Segundo Bráulio Lara, o processo foi uma tentativa de intimidação dos componentes da CPI.

“Fizeram ações coordenadas para me intimidar. Foram à justiça, à delegacia e também tentaram me tirar da cadeira de relator da CPI, mas nenhuma dessas tentativas foi para frente”.

Indiciamento sugerido

O relatório final da CPI sugere o indiciamento de 11 pessoas. Ana Paula Fernandes está na lista. O documento será encaminhado ao Ministério Público de Minas Gerais (MPMPG)

Segundo as investigações dos vereadores, Ana Paula e Ricardo de Miranda Aroeira, outro integrante da Diretoria de Gestão de Águas Urbanas da PBH, teriam cometido os crimes de improbidade administrativa, fraude em licitação ou contrato, prevaricação, corrupção passiva, falsidade ideológica, condescendência criminosa, falsificação de documento público, estelionato e crimes contra o ordenamento jurídico e o Patrimônio Cultural”.

Ainda conforme o relatório, eles teriam tido “papel central na articulação e execução de um esquema para favorecer empresas e indivíduos nos contratos relacionados à qualidade das águas da Lagoa da Pampulha, prejudicando o erário municipal”.

Ana Paula e Ricardo de Miranda foram os responsáveis pelos relatórios técnicos que viabilizaram a contratação por inexigibilidade e dispensa de licitação do Consórcio Pampulha Viva, contratado para fazer a limpeza da água da Pampulha.

O Fator conversou com o advogado Jeferson Baeta, responsável pela defesa da engenheira. Ele explicou que recorrerá da decisão sobre o pedido de danos morais e da remoção do nome de Ana Paula nas citações relativas à CPI da Pampulha.  

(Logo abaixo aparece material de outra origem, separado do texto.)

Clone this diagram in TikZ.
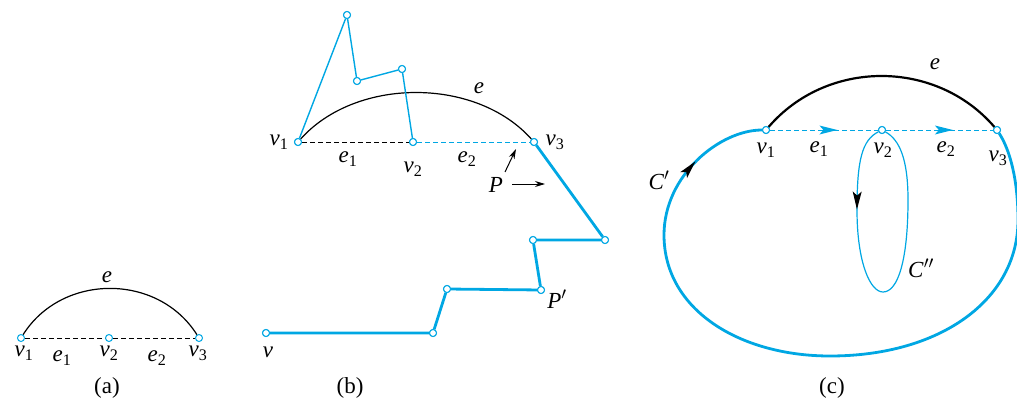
\documentclass[tikz,border=0pt]{standalone}
\usepackage{fontspec}
\setmainfont{Liberation Serif}
\usetikzlibrary{arrows.meta,decorations.markings}
\definecolor{cy}{RGB}{0,167,227}
\newcommand{\vv}[1]{\textit{v}\textsubscript{#1}}
\newcommand{\ee}[1]{\textit{e}\textsubscript{#1}}
\tikzset{
  vtx/.style={circle,draw=cy,fill=white,line width=1pt,minimum size=7pt,inner sep=0pt},
  lab/.style={font=\fontsize{23}{26}\selectfont,inner sep=0pt},
  thinblue/.style={draw=cy,line width=1.4pt},
  thickblue/.style={draw=cy,line width=2.8pt},
  blackarc/.style={draw=black,line width=1.2pt},
  blackdash/.style={draw=black,line width=1pt,dash pattern=on 5pt off 3pt},
  bluedash/.style={draw=cy,line width=1pt,dash pattern=on 5pt off 3pt},
  ptr/.style={-{Stealth[length=10pt,width=6pt]},line width=1pt},
  headat/.style 2 args={postaction={decorate},decoration={markings,
     mark=at position #1 with {\fill[#2] (-10pt,-4.5pt) -- (8pt,0pt) -- (-10pt,4.5pt) -- (-6pt,0pt) -- cycle;}}},
}
\begin{document}
\begin{tikzpicture}[x=1pt,y=-1pt]
\useasboundingbox (0,0) rectangle (1017,404);
% ---------- (a)
\node[vtx] (a1) at (21,338) {};
\node[vtx] (a2) at (109,338) {};
\node[vtx] (a3) at (199,338) {};
\draw[blackdash] (a1) -- (a2);
\draw[blackdash] (a2) -- (a3);
\draw[blackarc] (a1) .. controls (62,273) and (158,273) .. (a3);
\node[lab] at (107,277) {\textit{e}};
\node[lab] at (24,353) {\vv{1}};
\node[lab] at (109,353) {\vv{2}};
\node[lab] at (198,353) {\vv{3}};
\node[lab] at (62,358) {\ee{1}};
\node[lab] at (157,358) {\ee{2}};
\node[lab] at (107,388) {(a)};
% ---------- (b)
\node[vtx] (b1) at (298,142) {};
\node[vtx] (b2) at (413,142) {};
\node[vtx] (b3) at (534,142) {};
\node[vtx] (p1) at (347,15) {};
\node[vtx] (p2) at (357,81) {};
\node[vtx] (p3) at (402,69) {};
\node[vtx] (q1) at (605,240) {};
\node[vtx] (q2) at (533,240) {};
\node[vtx] (q3) at (541,290) {};
\node[vtx] (q4) at (447,289) {};
\node[vtx] (q5) at (433,333) {};
\node[vtx] (q6) at (266,333) {};
\draw[blackarc] (b1) .. controls (356,77) and (476,77) .. (b3);
\draw[blackdash] (b1) -- (b2);
\draw[bluedash] (b2) -- (b3);
\draw[thinblue] (b1) -- (p1) -- (p2) -- (p3) -- (b2);
\draw[thickblue] (b3) -- (q1) -- (q2) -- (q3) -- (q4) -- (q5) -- (q6);
\foreach \n in {b1,b2,b3,p1,p2,p3,q1,q2,q3,q4,q5,q6} \node[vtx] at (\n) {};
\node[lab] at (479,88) {\textit{e}};
\node[lab] at (279,142) {\vv{1}};
\node[lab] at (348,159) {\ee{1}};
\node[lab] at (413,169) {\vv{2}};
\node[lab] at (467,159) {\ee{2}};
\node[lab] at (555,142) {\vv{3}};
\node[lab] (P) at (496,185) {\textit{P}};
\coordinate (Pa) at (516,149);
\coordinate (Pb) at (545,184);
\draw[ptr] (505,172) -- (Pa);
\draw[ptr] (512,184) -- (Pb);
\node[lab] at (557,299) {\textit{P}$'$};
\node[lab] at (268,352) {\textit{v}};
\node[lab] at (350,388) {(b)};
% ---------- (c)
\node[vtx] (c1) at (766,130) {};
\node[vtx] (c2) at (882,130) {};
\node[vtx] (c3) at (997,130) {};
\coordinate (cl) at (664,235);
\draw[line width=2.2pt] (c1) .. controls (827,59) and (936,59) .. (c3);
\draw[thickblue] (cl) .. controls (664,310) and (740,356) .. (830,356)
   .. controls (940,356) and (1018,300) .. (1018,220)
   .. controls (1018,180) and (1010,150) .. (c3);
\draw[thickblue,headat={0.47}{black}]
   (cl) .. controls (664,175) and (720,130) .. (c1);
\draw[cy,line width=1.2pt,headat={0.9}{black}]
   (c2) .. controls (862,140) and (857,160) .. (857,210);
\draw[cy,line width=1.2pt] (857,210) .. controls (857,262) and (870,292) .. (883,292)
   .. controls (898,292) and (908,260) .. (908,200)
   .. controls (908,160) and (900,140) .. (c2);
\draw[bluedash,headat={0.55}{cy}] (c1) -- (c2);
\draw[bluedash,headat={0.55}{cy}] (c2) -- (c3);
\foreach \n in {c1,c2,c3} \node[vtx] at (\n) {};
\node[lab] at (935,64) {\textit{e}};
\node[lab] at (766,150) {\vv{1}};
\node[lab] at (819,149) {\ee{1}};
\node[lab] at (883,150) {\vv{2}};
\node[lab] at (946,149) {\ee{2}};
\node[lab] at (998,158) {\vv{3}};
\node[lab] at (659,180) {\textit{C}$'$};
\node[lab] at (921,268) {\textit{C}$''$};
\node[lab] at (832,388) {(c)};
\end{tikzpicture}
\end{document}
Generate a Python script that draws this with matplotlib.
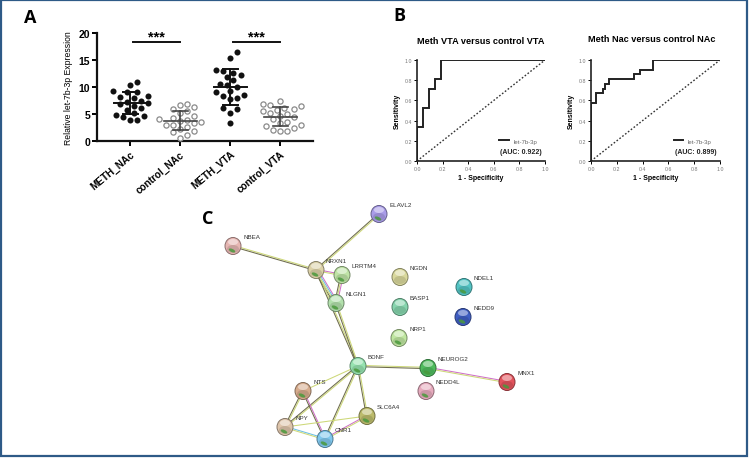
import numpy as np
import matplotlib
matplotlib.use("Agg")
import matplotlib.pyplot as plt
from matplotlib.patches import Ellipse, Rectangle
from matplotlib.colors import to_rgb

plt.rcParams['font.family'] = ['Liberation Sans', 'DejaVu Sans']

# ---- panel A data: relative let-7b-3p expression per group ----
groups = ['METH_NAc', 'control_NAc', 'METH_VTA', 'control_VTA']
meth_nac = [11.0, 10.4, 9.2, 9.0, 9.1, 8.4, 8.1, 7.9, 7.5, 7.2, 7.0, 6.8, 6.5, 6.2,
            5.8, 5.1, 4.8, 4.7, 4.5, 3.9, 3.9]
control_nac = [6.8, 6.7, 6.3, 6.0, 5.5, 5.1, 4.6, 4.3, 4.0, 3.9, 3.7, 3.5, 3.3, 3.0,
               2.9, 2.6, 2.3, 1.8, 1.6, 1.2, 0.6]
meth_vta = [16.5, 15.4, 13.1, 13.0, 12.2, 12.6, 11.8, 11.3, 10.6, 10.4, 10.0, 9.2,
            9.0, 8.6, 8.4, 8.0, 7.8, 6.2, 5.9, 5.1, 3.4]
control_vta = [7.4, 6.9, 6.6, 6.4, 6.2, 6.0, 5.8, 5.5, 5.2, 5.0, 4.6, 4.4, 4.0, 3.6,
               3.3, 3.0, 2.8, 2.5, 2.1, 1.9, 1.8]
group_values = [meth_nac, control_nac, meth_vta, control_vta]
sig_pairs = [(0, 1), (2, 3)]
sig_text = '***'

# ---- panel B data: ROC curves (1 - specificity, sensitivity) ----
roc_titles = ['Meth VTA versus control VTA', 'Meth Nac versus control NAc']
vta_fpr = [0.0, 0.048, 0.095, 0.143, 0.19, 1.0]
vta_tpr = [0.0, 0.333, 0.524, 0.714, 0.81, 1.0]
nac_fpr = [0.0, 0.04, 0.09, 0.11, 0.14, 0.33, 0.38, 0.48, 1.0]
nac_tpr = [0.0, 0.57, 0.67, 0.71, 0.76, 0.81, 0.86, 0.90, 1.0]
roc_auc = [0.922, 0.899]
roc_label = 'let-7b-3p'

# ---- panel C data: STRING network (layout in image pixels) ----
node_names = ['ELAVL2', 'NBEA', 'NRXN1', 'LRRTM4', 'NLGN1', 'NGDN', 'BASP1', 'NRP1',
              'NDEL1', 'NEDD9', 'BDNF', 'NEUROG2', 'NEDD4L', 'MNX1', 'NTS',
              'SLC6A4', 'NPY', 'CNR1']
node_x = [379, 233, 316, 342, 336, 400, 400, 399, 464, 463, 358, 428, 426, 507, 303,
          367, 285, 325]
node_y = [215, 247, 271, 276, 304, 278, 308, 339, 288, 318, 367, 369, 392, 383, 392,
          417, 428, 440]
node_colors = ['#a99ce8', '#e6b6b2', '#dcd2a8', '#bfe3a6', '#b2e0ac', '#d9d89c',
               '#86d4ad', '#bfe6a0', '#52c3c3', '#3f5ec2', '#96e2b0', '#4fbb5e',
               '#e6aabd', '#e2535c', '#d6ab8c', '#bcbb6c', '#dec5ab', '#80c8ee']
no_structure = ['NGDN', 'BASP1']
edges = [('ELAVL2', 'NRXN1', 'yd'), ('NBEA', 'NRXN1', 'yd'), ('NRXN1', 'NLGN1', 'mcyd'),
         ('NRXN1', 'LRRTM4', 'my'), ('LRRTM4', 'NLGN1', 'myd'), ('NRXN1', 'BDNF', 'yd'),
         ('NLGN1', 'BDNF', 'yd'), ('BDNF', 'NEUROG2', 'yd'), ('NEUROG2', 'MNX1', 'my'),
         ('BDNF', 'NTS', 'y'), ('BDNF', 'NPY', 'yd'), ('BDNF', 'CNR1', 'yd'),
         ('BDNF', 'SLC6A4', 'yd'), ('NTS', 'NPY', 'yd'), ('NTS', 'CNR1', 'md'),
         ('NPY', 'CNR1', 'cy'), ('NPY', 'SLC6A4', 'y'), ('CNR1', 'SLC6A4', 'my')]
edge_colors = {'y': '#cdd878', 'd': '#6e6c4c', 'm': '#cf70c9', 'c': '#6cc0e4'}

W, H = 749, 460
fig = plt.figure(figsize=(W / 100, H / 100), dpi=100)


def px_box(left, top, right, bottom):
    return [left / W, 1 - bottom / H, (right - left) / W, (bottom - top) / H]


def swarm(vals, xc, d_px, px_x, px_y):
    # simple beeswarm: nearest free horizontal slot for each point
    order = np.argsort(vals)
    placed = []
    xs = np.zeros(len(vals))
    step = d_px * 0.5
    for i in order:
        ypx = vals[i] * px_y
        for k in range(60):
            off = ((k + 1) // 2) * (1 if k % 2 == 1 else -1) * step
            if all((xo - off) ** 2 + (yo - ypx) ** 2 >= d_px ** 2 for xo, yo in placed):
                break
        placed.append((off, ypx))
        xs[i] = xc + off / px_x
    return xs


# ================= panel A =================
axA = fig.add_axes(px_box(97, 34, 313, 142))
axA.set_xlim(-0.66, 3.66)
axA.set_ylim(0, 20)
px_x = 216 / 4.32
px_y = 108 / 20
for i, vals in enumerate(group_values):
    vals = np.array(vals)
    xs = swarm(vals, i, 7.0, px_x, px_y)
    m, sd = vals.mean(), vals.std(ddof=1)
    if groups[i].startswith('METH'):
        axA.scatter(xs, vals, s=19, color='#111111', zorder=3, linewidths=0)
        lc, lw = '#111111', 1.4
    else:
        axA.scatter(xs, vals, s=14, facecolor='white', edgecolor='#8a8a8a',
                    linewidths=0.9, zorder=3)
        lc, lw = '#444444', 1.2
    axA.plot([i - 0.33, i + 0.33], [m, m], color=lc, lw=lw, zorder=4)
    axA.plot([i, i], [m - sd, m + sd], color=lc, lw=lw, zorder=4)
    for v in (m - sd, m + sd):
        axA.plot([i - 0.15, i + 0.15], [v, v], color=lc, lw=lw, zorder=4)
for a, b in sig_pairs:
    axA.plot([a + 0.06, b - 0.0], [18.3, 18.3], color='#111111', lw=1.4, clip_on=False)
    axA.text((a + b) / 2 + 0.03, 19.4, sig_text, ha='center', va='center',
             fontsize=10.5, fontweight='bold')
axA.spines[['top', 'right']].set_visible(False)
for s in ('left', 'bottom'):
    axA.spines[s].set_linewidth(1.6)
    axA.spines[s].set_color('#111111')
axA.set_yticks([0, 5, 10, 15, 20])
axA.set_xticks(range(4))
axA.set_xticklabels(groups, rotation=40, ha='right', rotation_mode='anchor',
                    fontsize=7.2, fontweight='bold')
axA.tick_params(axis='y', labelsize=7.5, length=3.5, width=1.4, pad=1.5)
axA.tick_params(axis='x', length=3.5, width=1.4, pad=2)
for t in axA.get_yticklabels():
    t.set_fontweight('bold')
axA.set_ylabel('Relative let-7b-3p Expression', fontsize=6.2, labelpad=4)

# ================= panel B =================
roc_boxes = [(417, 61, 545, 162), (591, 61, 720, 162)]
roc_curves = [(vta_fpr, vta_tpr), (nac_fpr, nac_tpr)]
title_pos = [(481, 42), (652, 39)]
for k in range(2):
    ax = fig.add_axes(px_box(*roc_boxes[k]))
    fpr, tpr = roc_curves[k]
    ax.step(fpr, tpr, where='pre', color='#222222', lw=1.4, label=roc_label,
            solid_joinstyle='miter')
    ax.plot([0, 1], [0, 1], ls=(0, (1.2, 1.4)), color='#333333', lw=1.0)
    ax.set_xlim(0, 1)
    ax.set_ylim(0, 1)
    ticks = np.arange(0, 1.01, 0.2)
    ax.set_xticks(ticks)
    ax.set_yticks(ticks)
    ax.set_xticklabels([f'{t:.1f}' for t in ticks])
    ax.set_yticklabels([f'{t:.1f}' for t in ticks])
    ax.tick_params(labelsize=3.8, labelcolor='#777777', length=2, width=0.7, pad=1.5)
    ax.spines[['top', 'right']].set_visible(False)
    for s in ('left', 'bottom'):
        ax.spines[s].set_linewidth(1.2)
        ax.spines[s].set_color('#222222')
    ax.set_xlabel('1 - Specificity', fontsize=5, fontweight='bold', labelpad=2)
    ax.set_ylabel('Sensitivity', fontsize=5, fontweight='bold', labelpad=3)
    ax.legend(loc='lower left', bbox_to_anchor=(0.6, 0.12), frameon=False,
              fontsize=4.3, handlelength=1.6, handletextpad=0.8,
              labelcolor='#666666')
    ax.text(0.81, 0.09, f'(AUC: {roc_auc[k]:.3f})', transform=ax.transAxes,
            ha='center', va='center', fontsize=5, fontweight='bold', color='#222222')
    fig.text(title_pos[k][0] / W, 1 - title_pos[k][1] / H, roc_titles[k],
             ha='center', va='center', fontsize=6.6, fontweight='bold')

# ================= panel C =================
axC = fig.add_axes([0, 0, 1, 1])
axC.set_xlim(0, W)
axC.set_ylim(H, 0)
axC.axis('off')
idx = {n: i for i, n in enumerate(node_names)}
for a, b, cols in edges:
    x0, y0 = node_x[idx[a]], node_y[idx[a]]
    x1, y1 = node_x[idx[b]], node_y[idx[b]]
    d = np.hypot(x1 - x0, y1 - y0)
    nx, ny = -(y1 - y0) / d, (x1 - x0) / d
    n = len(cols)
    for j, c in enumerate(cols):
        o = (j - (n - 1) / 2) * 1.3
        axC.plot([x0 + nx * o, x1 + nx * o], [y0 + ny * o, y1 + ny * o],
                 color=edge_colors[c], lw=0.75, zorder=2, solid_capstyle='butt')
for i, name in enumerate(node_names):
    x, y = node_x[i], node_y[i]
    base = np.array(to_rgb(node_colors[i]))
    axC.add_patch(Ellipse((x, y), 16, 17, fc=base, ec=base * 0.6, lw=0.7, zorder=3))
    axC.add_patch(Ellipse((x, y + 3), 12, 8, fc=base * 0.88, ec='none', zorder=3.5))
    axC.add_patch(Ellipse((x, y - 4), 10, 6, fc='white', alpha=0.45, ec='none',
                          zorder=4))
    if name not in no_structure:
        axC.add_patch(Ellipse((x - 1, y + 4.5), 7, 3.2, angle=25, fc='#4a9a3c',
                              alpha=0.85, ec='none', zorder=5))
    axC.text(x + 10, y - 9, name, fontsize=4.5, color='#333333', ha='left',
             va='center', zorder=6)

# panel letters
for letter, (lx, ly) in zip('ABC', [(30, 18), (399, 16), (208, 219)]):
    fig.text(lx / W, 1 - ly / H, letter, ha='center', va='center', fontsize=13,
             fontweight='bold', family=['Open Sans', 'DejaVu Sans'])

# outer frame
fig.patches.append(Rectangle((1 / W, 1 - 457 / H), 746 / W, 456 / H,
                             transform=fig.transFigure, fill=False,
                             ec='#2e5a87', lw=1.6))

fig.savefig('out.png', dpi=100)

Sobre o pedido de indiciamento, ele apontou que o relatório final é praticamente o mesmo apresentado anteriormente, na primeira CPI, e que foi rejeitado pelo Ministério Público.  

A Prefeitura de BH, por sua vez, optou por não comentar o relatório, mas emitiu comunicado para atestar a qualidade das águas do cartão-postal da Pampulha.

“As águas da Lagoa da Pampulha apresentam hoje qualidade suficiente para a prática de esportes náuticos e navegação. É o que demonstra análise técnica realizada com amostras coletadas no último dia 3 de junho e referente aos meses de março a maio deste ano. Todos os 27 parâmetros analisados obtiveram resultado positivo, especialmente o que diz respeito à presença de indicadores da existência de elementos patogênicos (que transmitem doenças): do limite de até 2,5 mil NPM/100 ml do E. Coli, a Lagoa apresentou índice de 220 NPM/100 ml – ou seja, menos de 10% do limite total. Para se ter uma ideia, o Rio Sena, em Paris, apresentou recentemente resultados superiores a 1.000 NPM/100ml, o que inviabiliza a prática de competições do triatlo e maratona aquática, e foi um alerta para os organizadores das Olimpíadas de Paris, que acontecerá daqui a menos de 30 dias”, aponta fragmento do texto.